To the sides, we've used the Quattro KK-Q125 TriFX surrounds and for rears, the Quattro KK-Q85s (distributor L Sound sells the speakers separately, so you can build your own preferred array). The latter are an asymmetrical trapezoidal shape, designed to be wall-mounted above your listening position.

The TriFX cabinets feature a 3in driver on each flank, as well as the full complement of drivers (a 5.25in mid plus four tweeters) to the fore. Depending upon the jumper position, you can choose between the trademarked TriFX mode, which is a side radiation-plus-front output to give dipolar surround with focus as well; classic dipole mode with the front drivers silenced; or direct front mode with the side drivers silenced. However, I feel you would really buy these to make use of all their talents and thus stick with TriFX. I did.

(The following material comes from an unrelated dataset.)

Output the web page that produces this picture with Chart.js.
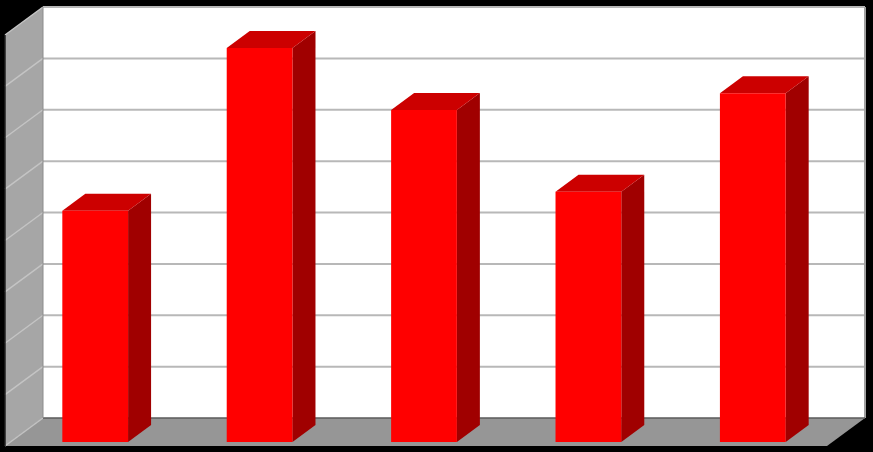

It's worth stressing that the four-tweeter array is not just an ASBO-cluster to make it +12dB, or four times louder. Rather, the aim is to shape the high-frequency output, as well as the synergy of the four, and to cross them over lower down than a normal tweeter array to improve coherency. Each is given its own slightly different signal from the complex interior passive crossover system of capacitors, inductance coils and resistors. This ensures the most-perceived-detail zone of frequencies, the highs most likely to bounce off walls and confuse the soundstage, are marshalled – the sound is aimed into the listening area, reducing energy arriving at a room’s walls, increasing focus and perceived detail. It works, and is a pro-audio approach also shared by IMAX.

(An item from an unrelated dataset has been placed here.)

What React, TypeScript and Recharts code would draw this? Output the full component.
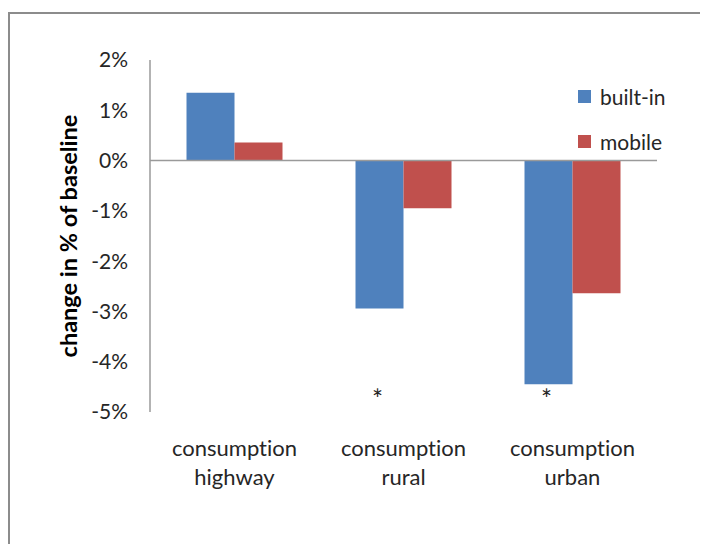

The subs, called DXD-1202, are prodigious and retail for £2,500-a-piece. Our two were bolted together with meaty fixings and chunks of shapely steel, and four rubber coupling pads.Each has a side-firing 12in driver and another one mounted vertically, adding up to the cone area of one 18in woofer. Each gets a solid 375W RMS from its own Class D amp, to end up with 750W in total. In a stack of two (the 'duo' arrangement recommended by Kreisel Sound) their drivers are in two opposing pairs, since the second sub goes atop the first, on its head. The two connect via an XLR cord.

Sci-fi stunners

I spun up Elysium on Blu-ray. A grubby sci-fi, oddly with some swordplay thrown in, it begins on a dirty Earth where everything looks like a Brazilian favela. You can smell it, so good is the sound design and grimy cinematography. This array impressed immediately with its layered presentation. We see our protagonist as a child with his sweetheart, making promises about escaping to the Elysium habitat where the wealthy live, and the sound of children playing is overlaid by a close-miked voiceover. It is complex and busy but the Kreisel Sound array delivers it all.

From there, the sci-fi vehicles soon arrive. Stumpy jet-equipped craft that look rusty and make a lot of big sounds, especially when they crash. At this point, my room shook hard but completely distortion-free. Missiles are deployed – the sound as the mechanism opens and ejects its load, and the weaponry fires its engines and zooms off, was superbly, absurdly, detailed. Moreover, it was tremendously coherent as they wove around the soundfield, and while the speakers were visibly there, the soundstage in the room didn't seem to be connected. The placement of the missiles was absolute. 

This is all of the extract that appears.